• [Stated task]: Write out every line of the material as it stands, apart from the pictures.

[Start Data block]

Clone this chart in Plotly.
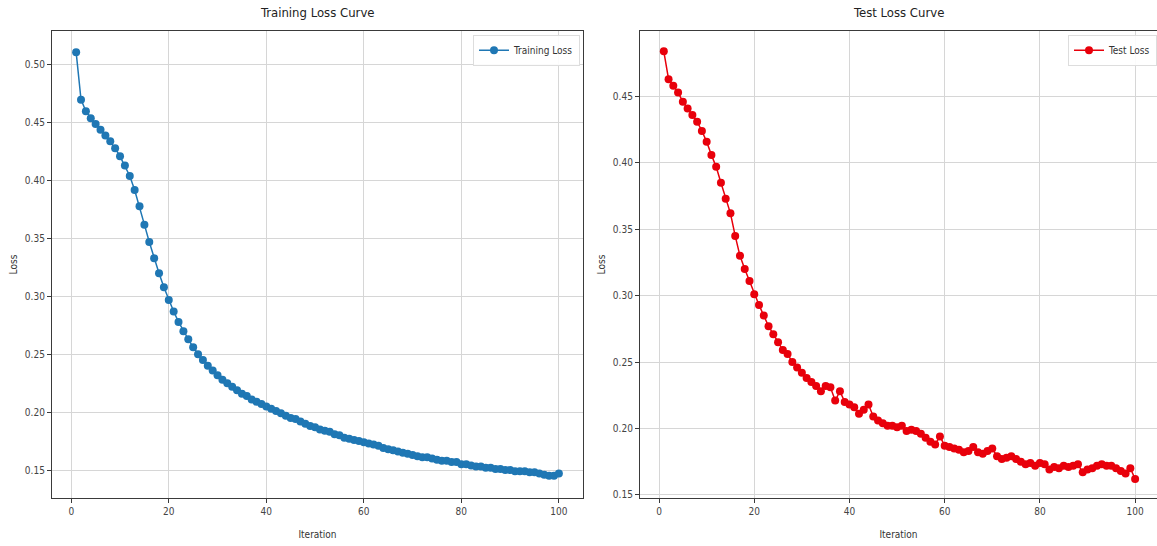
import plotly.graph_objects as go

# Loss values per iteration (1..100)
iterations = list(range(1, 101))

train_loss = [
    0.511, 0.470, 0.460, 0.454, 0.449, 0.444, 0.439, 0.434, 0.428, 0.421,
    0.413, 0.404, 0.392, 0.378, 0.362, 0.347, 0.333, 0.320, 0.308, 0.297,
    0.287, 0.278, 0.270, 0.263, 0.256, 0.250, 0.245, 0.240, 0.236, 0.232,
    0.228, 0.225, 0.222, 0.219, 0.216, 0.214, 0.211, 0.209, 0.207, 0.205,
    0.203, 0.201, 0.199, 0.197, 0.195, 0.194, 0.192, 0.190, 0.188, 0.187,
    0.185, 0.184, 0.183, 0.181, 0.180, 0.178, 0.177, 0.176, 0.175, 0.174,
    0.173, 0.172, 0.171, 0.169, 0.168, 0.167, 0.166, 0.165, 0.164, 0.163,
    0.162, 0.161, 0.161, 0.160, 0.159, 0.158, 0.158, 0.157, 0.157, 0.155,
    0.155, 0.154, 0.153, 0.153, 0.152, 0.152, 0.151, 0.151, 0.150, 0.150,
    0.149, 0.149, 0.149, 0.148, 0.148, 0.147, 0.146, 0.145, 0.145, 0.147,
]

test_loss = [
    0.484, 0.463, 0.458, 0.453, 0.446, 0.441, 0.436, 0.431, 0.424, 0.416,
    0.406, 0.397, 0.385, 0.373, 0.362, 0.345, 0.330, 0.320, 0.311, 0.301,
    0.293, 0.285, 0.277, 0.271, 0.265, 0.259, 0.256, 0.250, 0.246, 0.242,
    0.238, 0.235, 0.232, 0.228, 0.232, 0.231, 0.221, 0.228, 0.220, 0.218,
    0.216, 0.211, 0.214, 0.218, 0.209, 0.206, 0.204, 0.202, 0.202, 0.201,
    0.202, 0.198, 0.199, 0.198, 0.196, 0.193, 0.190, 0.188, 0.194, 0.187,
    0.186, 0.185, 0.184, 0.182, 0.183, 0.186, 0.182, 0.181, 0.183, 0.185,
    0.179, 0.177, 0.178, 0.179, 0.177, 0.175, 0.173, 0.174, 0.172, 0.174,
    0.173, 0.169, 0.171, 0.170, 0.172, 0.171, 0.172, 0.173, 0.167, 0.169,
    0.170, 0.172, 0.173, 0.172, 0.172, 0.170, 0.168, 0.166, 0.170, 0.162,
]

x_ticks = [0, 20, 40, 60, 80, 100]
train_y_ticks = [0.15, 0.20, 0.25, 0.30, 0.35, 0.40, 0.45, 0.50]
test_y_ticks = [0.15, 0.20, 0.25, 0.30, 0.35, 0.40, 0.45]

W, H = 1157, 546
FONT = "DejaVu Sans Condensed, Liberation Sans Narrow, DejaVu Sans, sans-serif"
AXIS_COLOR = "#3a3a3a"
GRID_COLOR = "#d6d6d6"

fig = go.Figure()

fig.add_trace(go.Scatter(
    x=iterations, y=train_loss, mode="lines+markers", name="Training Loss",
    line=dict(color="#1f77b4", width=1.5),
    marker=dict(symbol="circle", size=8, color="#1f77b4"),
    xaxis="x", yaxis="y", legend="legend", showlegend=True,
))
fig.add_trace(go.Scatter(
    x=iterations, y=test_loss, mode="lines+markers", name="Test Loss",
    line=dict(color="#e8000b", width=1.5),
    marker=dict(symbol="circle", size=8, color="#e8000b"),
    xaxis="x2", yaxis="y2", legend="legend2", showlegend=True,
))


def px_x(p):
    return p / W


def px_y(p):
    return 1 - p / H


def axis_common(tickvals, ticktext=None):
    return dict(
        tickmode="array", tickvals=tickvals,
        ticktext=ticktext,
        ticks="outside", ticklen=4, tickwidth=1, tickcolor=AXIS_COLOR,
        showgrid=True, gridcolor=GRID_COLOR, gridwidth=1,
        showline=True, linecolor=AXIS_COLOR, linewidth=1.2,
        zeroline=False,
        tickfont=dict(family=FONT, size=10, color="#444"),
    )


left_dom = [px_x(52), px_x(583)]
right_dom = [px_x(640), 1.0]
y_dom = [px_y(500), px_y(31)]

fig.update_layout(
    width=W, height=H,
    margin=dict(l=0, r=0, t=0, b=0),
    paper_bgcolor="white", plot_bgcolor="white",
    showlegend=True,
    font=dict(family=FONT, size=10, color="#333"),
    xaxis=dict(
        domain=left_dom, anchor="y", range=[-3.95, 104.95], mirror=True,
        title=dict(text="Iteration", font=dict(family=FONT, size=10, color="#333"), standoff=14),
        **axis_common(x_ticks, [str(v) for v in x_ticks]),
    ),
    yaxis=dict(
        domain=y_dom, anchor="x", range=[0.1257, 0.5294], mirror=True,
        title=dict(text="Loss", font=dict(family=FONT, size=10, color="#333"), standoff=5),
        **axis_common(train_y_ticks, [f"{v:.2f}" for v in train_y_ticks]),
    ),
    xaxis2=dict(
        domain=right_dom, anchor="y2", range=[-4.0, 104.6], mirror=True,
        title=dict(text="Iteration", font=dict(family=FONT, size=10, color="#333"), standoff=14),
        **axis_common(x_ticks, [str(v) for v in x_ticks]),
    ),
    yaxis2=dict(
        domain=y_dom, anchor="x2", range=[0.1475, 0.4994], mirror=False,
        title=dict(text="Loss", font=dict(family=FONT, size=10, color="#333"), standoff=5),
        **axis_common(test_y_ticks, [f"{v:.2f}" for v in test_y_ticks]),
    ),
    legend=dict(
        x=px_x(580), y=px_y(35), xanchor="right", yanchor="top",
        bgcolor="rgba(255,255,255,0.9)", bordercolor="#dddddd", borderwidth=1,
        font=dict(family=FONT, size=10, color="#333"), itemwidth=30,
    ),
    legend2=dict(
        x=1.0, y=px_y(35), xanchor="right", yanchor="top",
        bgcolor="rgba(255,255,255,0.9)", bordercolor="#dddddd", borderwidth=1,
        font=dict(family=FONT, size=10, color="#333"), itemwidth=30,
    ),
    annotations=[
        dict(text="Training Loss Curve", x=(left_dom[0] + left_dom[1]) / 2, y=px_y(13),
             xref="paper", yref="paper", showarrow=False, xanchor="center", yanchor="middle",
             font=dict(family=FONT, size=13, color="#222")),
        dict(text="Test Loss Curve", x=(right_dom[0] + right_dom[1]) / 2, y=px_y(13),
             xref="paper", yref="paper", showarrow=False, xanchor="center", yanchor="middle",
             font=dict(family=FONT, size=13, color="#222")),
    ],
)

fig.write_html("out.html")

[End Data block]

• [Answer for the task]:
Clone this chart in Plotly.
import plotly.graph_objects as go

# Loss values per iteration (1..100)
iterations = list(range(1, 101))

train_loss = [
    0.511, 0.470, 0.460, 0.454, 0.449, 0.444, 0.439, 0.434, 0.428, 0.421,
    0.413, 0.404, 0.392, 0.378, 0.362, 0.347, 0.333, 0.320, 0.308, 0.297,
    0.287, 0.278, 0.270, 0.263, 0.256, 0.250, 0.245, 0.240, 0.236, 0.232,
    0.228, 0.225, 0.222, 0.219, 0.216, 0.214, 0.211, 0.209, 0.207, 0.205,
    0.203, 0.201, 0.199, 0.197, 0.195, 0.194, 0.192, 0.190, 0.188, 0.187,
    0.185, 0.184, 0.183, 0.181, 0.180, 0.178, 0.177, 0.176, 0.175, 0.174,
    0.173, 0.172, 0.171, 0.169, 0.168, 0.167, 0.166, 0.165, 0.164, 0.163,
    0.162, 0.161, 0.161, 0.160, 0.159, 0.158, 0.158, 0.157, 0.157, 0.155,
    0.155, 0.154, 0.153, 0.153, 0.152, 0.152, 0.151, 0.151, 0.150, 0.150,
    0.149, 0.149, 0.149, 0.148, 0.148, 0.147, 0.146, 0.145, 0.145, 0.147,
]

test_loss = [
    0.484, 0.463, 0.458, 0.453, 0.446, 0.441, 0.436, 0.431, 0.424, 0.416,
    0.406, 0.397, 0.385, 0.373, 0.362, 0.345, 0.330, 0.320, 0.311, 0.301,
    0.293, 0.285, 0.277, 0.271, 0.265, 0.259, 0.256, 0.250, 0.246, 0.242,
    0.238, 0.235, 0.232, 0.228, 0.232, 0.231, 0.221, 0.228, 0.220, 0.218,
    0.216, 0.211, 0.214, 0.218, 0.209, 0.206, 0.204, 0.202, 0.202, 0.201,
    0.202, 0.198, 0.199, 0.198, 0.196, 0.193, 0.190, 0.188, 0.194, 0.187,
    0.186, 0.185, 0.184, 0.182, 0.183, 0.186, 0.182, 0.181, 0.183, 0.185,
    0.179, 0.177, 0.178, 0.179, 0.177, 0.175, 0.173, 0.174, 0.172, 0.174,
    0.173, 0.169, 0.171, 0.170, 0.172, 0.171, 0.172, 0.173, 0.167, 0.169,
    0.170, 0.172, 0.173, 0.172, 0.172, 0.170, 0.168, 0.166, 0.170, 0.162,
]

x_ticks = [0, 20, 40, 60, 80, 100]
train_y_ticks = [0.15, 0.20, 0.25, 0.30, 0.35, 0.40, 0.45, 0.50]
test_y_ticks = [0.15, 0.20, 0.25, 0.30, 0.35, 0.40, 0.45]

W, H = 1157, 546
FONT = "DejaVu Sans Condensed, Liberation Sans Narrow, DejaVu Sans, sans-serif"
AXIS_COLOR = "#3a3a3a"
GRID_COLOR = "#d6d6d6"

fig = go.Figure()

fig.add_trace(go.Scatter(
    x=iterations, y=train_loss, mode="lines+markers", name="Training Loss",
    line=dict(color="#1f77b4", width=1.5),
    marker=dict(symbol="circle", size=8, color="#1f77b4"),
    xaxis="x", yaxis="y", legend="legend", showlegend=True,
))
fig.add_trace(go.Scatter(
    x=iterations, y=test_loss, mode="lines+markers", name="Test Loss",
    line=dict(color="#e8000b", width=1.5),
    marker=dict(symbol="circle", size=8, color="#e8000b"),
    xaxis="x2", yaxis="y2", legend="legend2", showlegend=True,
))


def px_x(p):
    return p / W


def px_y(p):
    return 1 - p / H


def axis_common(tickvals, ticktext=None):
    return dict(
        tickmode="array", tickvals=tickvals,
        ticktext=ticktext,
        ticks="outside", ticklen=4, tickwidth=1, tickcolor=AXIS_COLOR,
        showgrid=True, gridcolor=GRID_COLOR, gridwidth=1,
        showline=True, linecolor=AXIS_COLOR, linewidth=1.2,
        zeroline=False,
        tickfont=dict(family=FONT, size=10, color="#444"),
    )


left_dom = [px_x(52), px_x(583)]
right_dom = [px_x(640), 1.0]
y_dom = [px_y(500), px_y(31)]

fig.update_layout(
    width=W, height=H,
    margin=dict(l=0, r=0, t=0, b=0),
    paper_bgcolor="white", plot_bgcolor="white",
    showlegend=True,
    font=dict(family=FONT, size=10, color="#333"),
    xaxis=dict(
        domain=left_dom, anchor="y", range=[-3.95, 104.95], mirror=True,
        title=dict(text="Iteration", font=dict(family=FONT, size=10, color="#333"), standoff=14),
        **axis_common(x_ticks, [str(v) for v in x_ticks]),
    ),
    yaxis=dict(
        domain=y_dom, anchor="x", range=[0.1257, 0.5294], mirror=True,
        title=dict(text="Loss", font=dict(family=FONT, size=10, color="#333"), standoff=5),
        **axis_common(train_y_ticks, [f"{v:.2f}" for v in train_y_ticks]),
    ),
    xaxis2=dict(
        domain=right_dom, anchor="y2", range=[-4.0, 104.6], mirror=True,
        title=dict(text="Iteration", font=dict(family=FONT, size=10, color="#333"), standoff=14),
        **axis_common(x_ticks, [str(v) for v in x_ticks]),
    ),
    yaxis2=dict(
        domain=y_dom, anchor="x2", range=[0.1475, 0.4994], mirror=False,
        title=dict(text="Loss", font=dict(family=FONT, size=10, color="#333"), standoff=5),
        **axis_common(test_y_ticks, [f"{v:.2f}" for v in test_y_ticks]),
    ),
    legend=dict(
        x=px_x(580), y=px_y(35), xanchor="right", yanchor="top",
        bgcolor="rgba(255,255,255,0.9)", bordercolor="#dddddd", borderwidth=1,
        font=dict(family=FONT, size=10, color="#333"), itemwidth=30,
    ),
    legend2=dict(
        x=1.0, y=px_y(35), xanchor="right", yanchor="top",
        bgcolor="rgba(255,255,255,0.9)", bordercolor="#dddddd", borderwidth=1,
        font=dict(family=FONT, size=10, color="#333"), itemwidth=30,
    ),
    annotations=[
        dict(text="Training Loss Curve", x=(left_dom[0] + left_dom[1]) / 2, y=px_y(13),
             xref="paper", yref="paper", showarrow=False, xanchor="center", yanchor="middle",
             font=dict(family=FONT, size=13, color="#222")),
        dict(text="Test Loss Curve", x=(right_dom[0] + right_dom[1]) / 2, y=px_y(13),
             xref="paper", yref="paper", showarrow=False, xanchor="center", yanchor="middle",
             font=dict(family=FONT, size=13, color="#222")),
    ],
)

fig.write_html("out.html")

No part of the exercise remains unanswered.